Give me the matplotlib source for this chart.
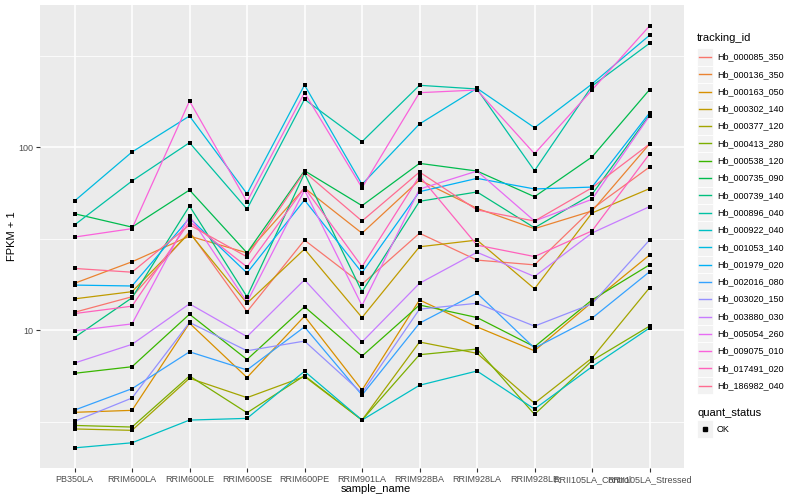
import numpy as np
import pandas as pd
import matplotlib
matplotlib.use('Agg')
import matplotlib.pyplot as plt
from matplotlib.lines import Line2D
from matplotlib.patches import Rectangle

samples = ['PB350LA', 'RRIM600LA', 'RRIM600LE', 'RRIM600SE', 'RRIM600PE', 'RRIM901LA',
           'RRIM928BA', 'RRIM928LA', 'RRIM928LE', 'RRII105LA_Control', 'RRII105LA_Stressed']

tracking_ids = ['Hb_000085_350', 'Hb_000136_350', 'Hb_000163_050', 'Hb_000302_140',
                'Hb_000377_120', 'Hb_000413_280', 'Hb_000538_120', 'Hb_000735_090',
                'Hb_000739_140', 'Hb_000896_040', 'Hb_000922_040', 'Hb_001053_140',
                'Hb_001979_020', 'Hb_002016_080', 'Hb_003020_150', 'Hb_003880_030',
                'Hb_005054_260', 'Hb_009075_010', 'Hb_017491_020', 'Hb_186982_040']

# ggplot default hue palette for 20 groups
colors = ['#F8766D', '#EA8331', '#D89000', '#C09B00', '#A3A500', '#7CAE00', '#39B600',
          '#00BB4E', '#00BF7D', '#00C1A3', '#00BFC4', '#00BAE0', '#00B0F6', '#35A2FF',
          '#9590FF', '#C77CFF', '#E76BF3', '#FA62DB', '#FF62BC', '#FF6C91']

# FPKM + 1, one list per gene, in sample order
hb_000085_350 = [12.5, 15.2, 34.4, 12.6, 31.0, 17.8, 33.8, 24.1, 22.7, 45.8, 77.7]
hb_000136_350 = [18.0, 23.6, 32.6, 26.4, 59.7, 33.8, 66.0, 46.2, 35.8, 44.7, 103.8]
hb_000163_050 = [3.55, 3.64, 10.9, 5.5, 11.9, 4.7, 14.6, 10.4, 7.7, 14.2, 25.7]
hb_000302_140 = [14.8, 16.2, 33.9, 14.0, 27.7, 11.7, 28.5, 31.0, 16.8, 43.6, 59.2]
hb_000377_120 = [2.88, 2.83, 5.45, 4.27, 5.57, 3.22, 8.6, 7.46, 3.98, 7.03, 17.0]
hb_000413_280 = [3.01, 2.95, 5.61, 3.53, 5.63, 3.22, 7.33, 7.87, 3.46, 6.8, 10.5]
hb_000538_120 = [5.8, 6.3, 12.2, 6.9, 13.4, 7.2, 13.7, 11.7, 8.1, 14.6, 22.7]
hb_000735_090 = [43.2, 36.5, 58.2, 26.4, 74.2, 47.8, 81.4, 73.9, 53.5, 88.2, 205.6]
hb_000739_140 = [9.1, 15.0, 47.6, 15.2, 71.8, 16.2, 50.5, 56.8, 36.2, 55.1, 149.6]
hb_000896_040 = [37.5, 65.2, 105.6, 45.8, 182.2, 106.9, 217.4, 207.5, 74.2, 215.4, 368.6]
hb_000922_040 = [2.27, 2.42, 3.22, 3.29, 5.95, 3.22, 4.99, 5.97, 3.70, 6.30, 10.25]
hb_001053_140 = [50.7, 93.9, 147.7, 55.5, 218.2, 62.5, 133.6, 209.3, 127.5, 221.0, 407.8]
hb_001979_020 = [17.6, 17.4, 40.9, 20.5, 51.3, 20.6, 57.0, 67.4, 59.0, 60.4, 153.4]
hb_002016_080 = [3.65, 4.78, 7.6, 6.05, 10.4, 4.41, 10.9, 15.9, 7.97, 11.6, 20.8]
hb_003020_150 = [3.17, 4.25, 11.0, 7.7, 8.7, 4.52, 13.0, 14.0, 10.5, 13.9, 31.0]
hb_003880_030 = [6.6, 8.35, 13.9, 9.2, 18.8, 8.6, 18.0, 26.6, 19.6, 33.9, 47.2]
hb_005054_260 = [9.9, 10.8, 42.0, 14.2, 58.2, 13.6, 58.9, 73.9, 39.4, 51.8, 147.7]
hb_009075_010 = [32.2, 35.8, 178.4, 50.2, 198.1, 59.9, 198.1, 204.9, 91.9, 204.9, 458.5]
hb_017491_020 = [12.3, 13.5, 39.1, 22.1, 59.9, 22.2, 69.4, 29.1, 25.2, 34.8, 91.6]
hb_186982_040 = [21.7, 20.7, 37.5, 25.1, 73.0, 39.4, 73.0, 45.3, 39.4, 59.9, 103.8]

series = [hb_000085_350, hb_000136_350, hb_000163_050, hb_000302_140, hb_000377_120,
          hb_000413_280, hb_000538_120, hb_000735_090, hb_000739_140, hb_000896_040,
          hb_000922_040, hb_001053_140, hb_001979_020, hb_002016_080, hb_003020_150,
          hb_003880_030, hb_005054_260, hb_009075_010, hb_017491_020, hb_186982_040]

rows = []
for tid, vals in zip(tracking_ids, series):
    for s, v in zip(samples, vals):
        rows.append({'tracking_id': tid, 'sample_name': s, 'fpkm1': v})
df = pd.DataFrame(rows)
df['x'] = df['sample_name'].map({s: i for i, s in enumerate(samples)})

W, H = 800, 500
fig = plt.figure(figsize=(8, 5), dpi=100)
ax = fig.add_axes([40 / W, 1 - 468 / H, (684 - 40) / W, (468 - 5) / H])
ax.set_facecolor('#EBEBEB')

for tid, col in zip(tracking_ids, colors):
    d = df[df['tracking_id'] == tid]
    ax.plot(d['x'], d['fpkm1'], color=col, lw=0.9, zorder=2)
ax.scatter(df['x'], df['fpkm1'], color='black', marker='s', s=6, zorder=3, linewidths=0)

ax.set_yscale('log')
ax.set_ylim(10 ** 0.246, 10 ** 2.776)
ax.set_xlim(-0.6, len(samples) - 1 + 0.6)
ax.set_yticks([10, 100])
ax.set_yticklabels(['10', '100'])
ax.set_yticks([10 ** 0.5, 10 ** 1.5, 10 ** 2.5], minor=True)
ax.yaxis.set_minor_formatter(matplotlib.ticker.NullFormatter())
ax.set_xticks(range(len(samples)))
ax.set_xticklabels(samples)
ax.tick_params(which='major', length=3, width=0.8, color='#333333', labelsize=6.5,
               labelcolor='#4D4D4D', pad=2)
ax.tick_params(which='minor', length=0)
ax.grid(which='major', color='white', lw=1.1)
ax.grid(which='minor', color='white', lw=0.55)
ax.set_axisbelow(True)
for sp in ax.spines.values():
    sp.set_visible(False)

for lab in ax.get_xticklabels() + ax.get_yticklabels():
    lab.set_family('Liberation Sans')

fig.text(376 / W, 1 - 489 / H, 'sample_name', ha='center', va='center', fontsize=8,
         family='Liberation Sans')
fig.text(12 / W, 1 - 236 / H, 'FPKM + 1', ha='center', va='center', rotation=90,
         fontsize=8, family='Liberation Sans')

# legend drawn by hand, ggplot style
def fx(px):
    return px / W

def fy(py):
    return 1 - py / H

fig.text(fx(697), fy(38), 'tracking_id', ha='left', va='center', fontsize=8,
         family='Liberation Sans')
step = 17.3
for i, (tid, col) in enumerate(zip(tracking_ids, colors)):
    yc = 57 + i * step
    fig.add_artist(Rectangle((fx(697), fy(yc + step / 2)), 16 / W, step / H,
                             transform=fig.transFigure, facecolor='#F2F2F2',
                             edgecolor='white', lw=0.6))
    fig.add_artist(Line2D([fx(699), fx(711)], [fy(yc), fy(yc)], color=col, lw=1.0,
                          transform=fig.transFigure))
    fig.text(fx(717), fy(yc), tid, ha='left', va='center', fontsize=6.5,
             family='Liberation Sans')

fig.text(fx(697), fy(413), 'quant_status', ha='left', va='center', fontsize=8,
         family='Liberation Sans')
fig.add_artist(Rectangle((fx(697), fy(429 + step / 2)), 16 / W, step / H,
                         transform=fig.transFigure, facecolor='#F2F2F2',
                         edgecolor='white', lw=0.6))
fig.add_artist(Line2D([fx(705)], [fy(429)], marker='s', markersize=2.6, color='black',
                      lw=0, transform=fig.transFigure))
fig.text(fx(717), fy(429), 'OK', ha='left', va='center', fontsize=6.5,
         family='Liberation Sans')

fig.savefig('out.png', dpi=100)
____
| Task objective |
Repeat, word for word and with no pictures, only the lines running from the beginning of the data to the line that contains "from matplotlib.patches import Rectangle".

| Answer below |
Give me the matplotlib source for this chart.
import numpy as np
import pandas as pd
import matplotlib
matplotlib.use('Agg')
import matplotlib.pyplot as plt
from matplotlib.lines import Line2D
from matplotlib.patches import Rectangle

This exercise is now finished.